Premessi tutto il dispiacere e tutta la comprensione per il Pisa superato all’ultimo balzo, ritrovare Berlusconi in quel campo dei miracoli che è la Serie A significa qualcosa. Ovviamente per il Milan, pimo a congratularsi con il Monza via social. Poi per i vecchi frequentatori abituali, per le nuove generazioni di appassionati non del tutto distratti da altri divertimenti e da altre storie. Compagnia eterogenea di tifosi che hanno visto il passato e di altri a cui è stato raccontato. Quel gruppo che la sera dello scudetto milanista - l’ultimo, estraneo all’epopea berlusconiana - si è raccolto alla vetrina del ristorante dove Silvio cenava per cantargli la classica serenata “C’è solo un presidente”. Perché quasi ce n’è stato davvero uno solo, da quando tutto cominciò nel 1986 a quando molto finì, cinque anni orsono. Tanto da permettere a Berlusconi di descriversi, in uno dei suoi diversi addii autografi che poi si rivelano sempre momentanei, nel calcio come in politica e nell’imprenditoria, il presidente più vincente del mondo. Per i 29 trofei che quasi è noioso elencare, ma bisogna: 8 scudetti, 7 Supercoppe italiane (l’ultima nel 2016, sulla Juventus a Doha nel nome del mercato liberissimo e dell’espansione a prescindere), 1 Coppa Italia e poi via con i successi internazionali, 5 tra Coppe dei Campioni e Champions League, 5 Supercoppe europee, 2 Coppe Intercontinentali e 1 Mondiale per club, perdonate la pedante distinzione tra due manifestazioni fondamentalmente analoghe.  

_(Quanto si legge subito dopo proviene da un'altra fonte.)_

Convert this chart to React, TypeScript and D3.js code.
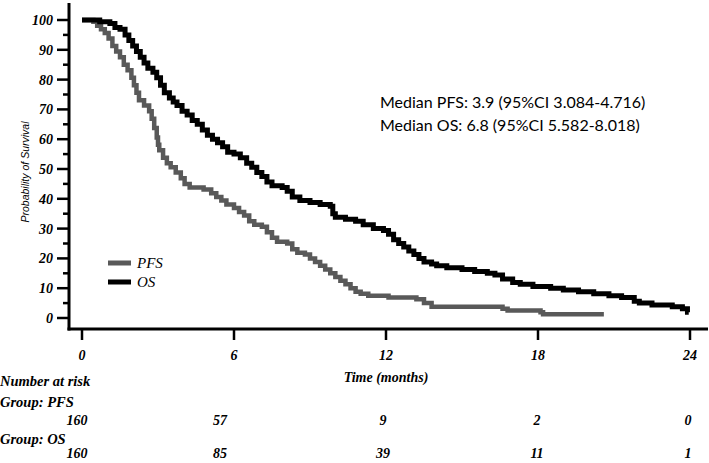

Berlusconi e le vittorie con il Milan

Risultati conditi da tutte le leggende in cui precipitano vicende simili quando le lasci decantare. Berlusconi che prima della vittoria per 4-0 sullo Steaua Bucarest va a pregare nella cappella del Camp Nou a Barcellona, la trova vuota e va a dire a Sacchi che secondo lui lì sono tutti comunisti. Berlusconi che all’inizio ha una smania di cacciare proprio Sacchi a pedate e non lo fa, intuendo che il domani del gioco sta lì. Berlusconi che manda comunicazioni ufficiali ai suoi allenatori spiegando che per politica aziendale il Milan deve sempre schierare due punte. Berlusconi che impone disegno dei vestiti e tagli di capelli ai suoi giocatori, ma mica a tutti. Se puoi permetterti di portarti a casa a ripetizione Ancelotti e Gullit, Van Basten e Weah, Shevchenko, Ronaldo il Fenomeno e Ronaldinho eccetera eccetera, hai anche l’equilibrio di capire che cosa pretendere e che cosa no, come il Re dell’Universo nel Piccolo Principe

Berlusconi si riprende la A

Lui ce l’ha, pure in questo lungo crepuscolo, e non a caso si è ripreso la Serie A con una squadra pressoché normale dopo averci provato lo scorso anno con una fomazione d’insostenibile pesantezza che cercava di tenere dentro Balotelli e Frattesi, Prince Boateng e Federico Ricci. Una squadra pressoché normale composta comunque con 14 acquisti. E anche se Berlusconi non è più quella forza innovatrice che ha insegnato al Real, al Barcellona, agli spreconi del Paris Saint-Germain e a tutta la nobiltà antica e appena pervenuta come si mescolano calcio, industria e marketing, sarà comunque divertente rivederlo in Serie A. Con il suo sarcasmo ammiccante, con la sua golosità per i piaceri della vita. Con l’inquietudine che trasmetterà a chi pensava di essersi liberato di lui e se lo ritrova di colpo al posto accanto, tuttora ricco e sogghignante.